‘Suicide is painless,
it brings on many changes,
and you can take or leave it if you please’.
I often get comments saying I’m brave in what I write. Although the comments are lovely honestly I’m not. I’m just as scared as the next person. ‘The road back’ wasn’t what I wanted it to be because, on the day of writing, the fear took hold. Today the sun is literally and metaphorically shining. Today I have the strength to write.
‘Suicide is painless’ was written by Johnny Mandel. It became the theme tune to M.A.S.H. Johnny was 14 when he wrote the song. I remember hearing the song as a child lying in bed as my parents watched the iconic show in the lounge downstairs. Looking back now, knowing what I know I have to say what kind of 14 year old writes a song about suicide? The answer to me seems clear. I think a lot would, if they could. My ‘suicide head’ started about that time.
I work in a school. I work with a lot of 11-16 year olds. I see anxiety and depression all the time and what I don’t see is somebody willing to say ‘it’s okay; you can talk about it openly’. If a 14 year old can write a song about suicide back in the 1970’s why then can’t we talk about anxiety, depression and suicide now? Is it the religious connotations? Is it that by discussing suicide we have to accept the existence of the ultimate demon? Is it simply because to do so simply hurts to damn much?
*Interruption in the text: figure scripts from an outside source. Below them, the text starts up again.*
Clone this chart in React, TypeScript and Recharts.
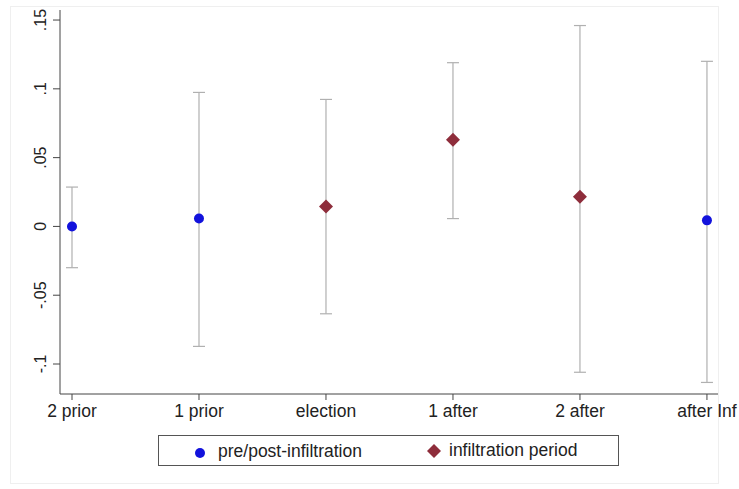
import {
  ComposedChart,
  ErrorBar,
  Scatter,
  XAxis,
  YAxis,
} from "recharts";

const categories = ["2 prior", "1 prior", "election", "1 after", "2 after", "after Inf"];
const estimates = [0, 0.0058, 0.0145, 0.063, 0.0216, 0.0044];
const lowerBounds = [-0.03, -0.0872, -0.0635, 0.0057, -0.106, -0.1134];
const upperBounds = [0.0286, 0.0974, 0.0923, 0.119, 0.146, 0.12];
// true = infiltration period (diamond), false = pre/post (circle)
const infiltrationFlags = [false, false, true, true, true, false];
const yTicks = [-0.1, -0.05, 0, 0.05, 0.1, 0.15];
const yTickLabels = ["-.1", "-.05", "0", ".05", ".1", ".15"];

const BLUE = "#1212dc";
const MAROON = "#8e2d3b";
const FONT = '"Liberation Sans", Arial, Helvetica, sans-serif';

const rows = categories.map((name, i) => ({
  x: i + 1,
  y: estimates[i],
  err: [estimates[i] - lowerBounds[i], upperBounds[i] - estimates[i]],
  name,
}));
const prePost = rows.filter((_, i) => !infiltrationFlags[i]);
const infiltration = rows.filter((_, i) => infiltrationFlags[i]);

function Dot(props: any) {
  const { cx, cy } = props;
  return <circle cx={cx} cy={cy} r={5} fill={BLUE} />;
}

function Diamond(props: any) {
  const { cx, cy } = props;
  const r = 7;
  return (
    <polygon
      points={`${cx},${cy - r} ${cx + r},${cy} ${cx},${cy + r} ${cx - r},${cy}`}
      fill={MAROON}
    />
  );
}

function YTick(props: any) {
  const { y, payload } = props;
  const idx = yTicks.indexOf(payload.value);
  return (
    <text
      x={46}
      y={y}
      transform={`rotate(-90, 46, ${y})`}
      textAnchor="middle"
      fontSize={16}
      fontFamily={FONT}
      fill="#222"
    >
      {idx >= 0 ? yTickLabels[idx] : ""}
    </text>
  );
}

function XTick(props: any) {
  const { x, payload } = props;
  return (
    <text
      x={x}
      y={417}
      textAnchor="middle"
      fontSize={17.5}
      fontFamily={FONT}
      fill="#222"
    >
      {categories[payload.value - 1]}
    </text>
  );
}

export default function App() {
  return (
    <div
      style={{
        position: "absolute",
        left: 0,
        top: 0,
        width: 739,
        height: 489,
        background: "#fff",
        overflow: "hidden",
      }}
    >
      {/* faint outer graph region outline */}
      <div
        style={{
          position: "absolute",
          left: 10,
          top: 6,
          width: 707,
          height: 476,
          border: "1px solid #efefef",
        }}
      />
      <div style={{ position: "absolute", left: 0, top: 0 }}>
        <ComposedChart
          width={739}
          height={489}
          margin={{ top: 10, right: 21, bottom: 55, left: 0 }}
        >
          <XAxis
            type="number"
            dataKey="x"
            domain={[0.9055, 6.087]}
            ticks={[1, 2, 3, 4, 5, 6]}
            allowDataOverflow
            height={40}
            stroke="#444"
            tickSize={6}
            tick={<XTick />}
          />
          <YAxis
            type="number"
            dataKey="y"
            domain={[-0.1218, 0.1573]}
            ticks={yTicks}
            allowDataOverflow
            width={60}
            stroke="#444"
            tickSize={7}
            tick={<YTick />}
          />
          <Scatter
            name="pre/post-infiltration"
            data={prePost}
            shape={<Dot />}
            isAnimationActive={false}
          >
            <ErrorBar
              dataKey="err"
              direction="y"
              width={6}
              stroke="#b0b0b0"
              strokeWidth={1.2}
              isAnimationActive={false}
            />
          </Scatter>
          <Scatter
            name="infiltration period"
            data={infiltration}
            shape={<Diamond />}
            isAnimationActive={false}
          >
            <ErrorBar
              dataKey="err"
              direction="y"
              width={6}
              stroke="#b0b0b0"
              strokeWidth={1.2}
              isAnimationActive={false}
            />
          </Scatter>
        </ComposedChart>
      </div>
      {/* legend box */}
      <div
        style={{
          position: "absolute",
          left: 158,
          top: 435,
          width: 459,
          height: 29,
          border: "1px solid #555",
          fontFamily: FONT,
          fontSize: 17.5,
          color: "#222",
        }}
      >
        <svg
          width={20}
          height={20}
          style={{ position: "absolute", left: 31, top: 7 }}
        >
          <circle cx={10} cy={10} r={5} fill={BLUE} />
        </svg>
        <span style={{ position: "absolute", left: 59, top: 5, whiteSpace: "nowrap" }}>
          pre/post-infiltration
        </span>
        <svg
          width={20}
          height={20}
          style={{ position: "absolute", left: 265, top: 5 }}
        >
          <polygon points="10,3 17,10 10,17 3,10" fill={MAROON} />
        </svg>
        <span style={{ position: "absolute", left: 290, top: 4, whiteSpace: "nowrap" }}>
          infiltration period
        </span>
      </div>
    </div>
  );
}
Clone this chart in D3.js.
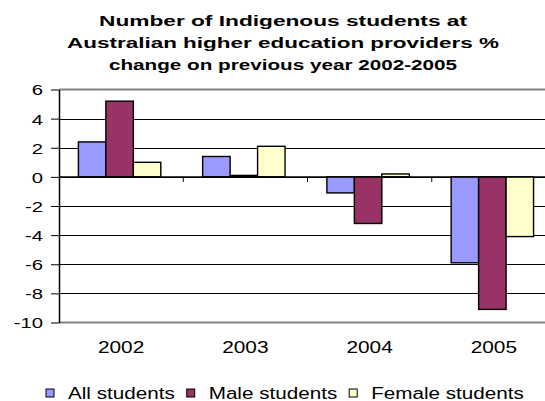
<!DOCTYPE html>
<html><head><meta charset="utf-8">
<script src="https://cdn.jsdelivr.net/npm/d3@7"></script>
<style>
body{margin:0;background:#fff}
svg{display:block}
text{font-family:"Liberation Sans",Arial,sans-serif;fill:#000}
</style>
</head><body>
<svg id="c" width="545" height="401"></svg>
<script>
const categories = ["2002", "2003", "2004", "2005"];
const seriesNames = ["All students", "Male students", "Female students"];
const allStudents = [2.4, 1.4, -1.1, -5.9];
const maleStudents = [5.2, 0.1, -3.2, -9.1];
const femaleStudents = [1.0, 2.1, 0.2, -4.1];
const yTicks = [-10, -8, -6, -4, -2, 0, 2, 4, 6];
const titleLines = ["Number of Indigenous students at", "Australian higher education providers %", "change on previous year 2002-2005"];
const colors = ["#9999FF", "#993366", "#FFFFCC"];

(function () {
const series = [allStudents, maleStudents, femaleStudents];
const svg = d3.select("#c");
svg.append("rect").attr("width", 545).attr("height", 401).attr("fill", "#fff");

const SX = 1.3;
function stretch(sel, factor) {
  sel.each(function () {
    const w = this.getComputedTextLength();
    d3.select(this).attr("textLength", w * factor).attr("lengthAdjust", "spacingAndGlyphs");
  });
}

const pLeft = 59, pRight = 556, pTop = 89.5, pBottom = 322.5;
const x = d3.scaleBand().domain(categories).range([pLeft, pRight]).padding(0);
const xs = d3.scaleBand().domain(seriesNames).range([0, 82.4]);
const groupOffset = 19.4;
const y = d3.scaleLinear().domain([-10, 6]).range([pBottom, pTop]);

svg.append("g").selectAll("line").data(yTicks.filter(t => t > -10 && t < 6)).join("line")
  .attr("x1", pLeft).attr("x2", pRight)
  .attr("y1", d => Math.round(y(d)) + 0.5).attr("y2", d => Math.round(y(d)) + 0.5)
  .attr("stroke", "#000").attr("stroke-width", 1);
[6, -10].forEach(v => {
  svg.append("line").attr("x1", pLeft).attr("x2", pRight)
    .attr("y1", y(v)).attr("y2", y(v)).attr("stroke", "#808080").attr("stroke-width", 2);
});

const g = svg.append("g");
categories.forEach((c, i) => {
  series.forEach((s, j) => {
    const v = s[i];
    const x0 = x(c) + groupOffset + xs(seriesNames[j]);
    g.append("rect")
      .attr("x", x0).attr("width", xs.bandwidth())
      .attr("y", y(Math.max(0, v))).attr("height", Math.abs(y(v) - y(0)))
      .attr("fill", colors[j]).attr("stroke", "#000").attr("stroke-width", 1.4);
  });
});

const ya = svg.append("g").attr("transform", `translate(${pLeft},0)`)
  .call(d3.axisLeft(y).tickValues(yTicks).tickSizeInner(8).tickSizeOuter(0).tickPadding(8).tickFormat(d => String(d)));
ya.select(".domain").attr("stroke", "#000").attr("stroke-width", 1.5);
ya.selectAll(".tick line").attr("stroke", "#000");
ya.selectAll("text").attr("font-size", 15).attr("fill", "#000").attr("font-family", '"Liberation Sans",Arial,sans-serif')
  .attr("x", -16).attr("dy", "0.36em");
stretch(ya.selectAll("text"), 1.35);

const xa = svg.append("g").attr("transform", `translate(0,${y(0)})`);
xa.append("line").attr("x1", pLeft).attr("x2", pRight).attr("stroke", "#000").attr("stroke-width", 1.2);
xa.selectAll(".tk").data(categories.slice(1)).join("line").attr("class", "tk")
  .attr("x1", d => x(d)).attr("x2", d => x(d)).attr("y1", 0).attr("y2", 5)
  .attr("stroke", "#000").attr("stroke-width", 1);

const cl = svg.append("g").selectAll("text").data(categories).join("text")
  .attr("x", d => x(d) + x.bandwidth() / 2).attr("y", 353)
  .attr("text-anchor", "middle").attr("font-size", 16).text(d => d);
stretch(cl, SX);

const titleWidths = [368, 432, 348];
const titleY = [25.7, 47.7, 70.3];
svg.append("g").selectAll("text").data(titleLines).join("text")
  .attr("x", 283).attr("y", (d, i) => titleY[i]).attr("text-anchor", "middle")
  .attr("font-size", 14).attr("font-weight", "bold")
  .attr("textLength", (d, i) => titleWidths[i]).attr("lengthAdjust", "spacingAndGlyphs")
  .text(d => d);

let cx = 46;
const lg = svg.append("g");
seriesNames.forEach((n, j) => {
  lg.append("rect").attr("x", cx).attr("y", 389).attr("width", 8).attr("height", 8)
    .attr("fill", colors[j]).attr("stroke", "#000").attr("stroke-width", 1);
  const t = lg.append("text").attr("x", cx + 22).attr("y", 398.5).attr("font-size", 16).text(n);
  const w = t.node().getComputedTextLength() * 1.29;
  t.attr("textLength", w).attr("lengthAdjust", "spacingAndGlyphs");
  cx = cx + 22 + w + 12;
});
})();
</script>
</body></html>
Whatever the reason I’m now 47 and this is my time. Many years ago my fried committed suicide; I’ve mentioned him in a previous blog. For him it was a choice. When the pain of living with his head simply became too much he chose to take control. Perhaps that’s what suicide is to some. Control. I will choose to make the decision. I will choose to take that path. When I think of how dark things have become for me at times I can’t deny I too have seen suicide as an option, a choice, a method to stop the perpetual noise. Imagine walking along a mountain ridge. On one side you have calm, on the other ultimate chaos. Imagine walking along that ridge every day with only brief moments of respite. It’s the itch you can’t scratch.
Except I can.
I managed to get out for another run at the weekend. It had been snowing heavily; we’re talking a good 4 inches. I layered up, got out the trail shoes and ventured out. It was a repeat of the first run post illness. Although this one felt different as I was just that bit stronger. Just that bit more confident that my body would respond, even in the harsh conditions.
Within minutes I settled into the run and the transformation that happens every single time I run happened. That’s the best way I can describe it. A transformation. Every step I take I feel suicide recedes, just one step. It can’t keep up. I say it because it has a presence, it has a sense of being, it has a life force of its own. Yes, it’s malevolence scares me because I know it won’t go away. Not completely. It drifts way back into fleeting consciousness only to return when life gets just too damn hard. But when I run an energy courses through me and shouts screw you I can do anything. Inwardly I shout this is worth living for. This sense of overwhelming freedom from everything that brings me down.
I have no desire to let the beast win. I honestly believe I am here for a reason. I’ve been told my writing is a gift. It’s a gift I will pass on by writing in the most honest way I can. However, my gift is also a curse. The same head that allows me to write as I do rarely lets me rest. Unless I run.
Suicide can’t run as fast as me. Even when I plod.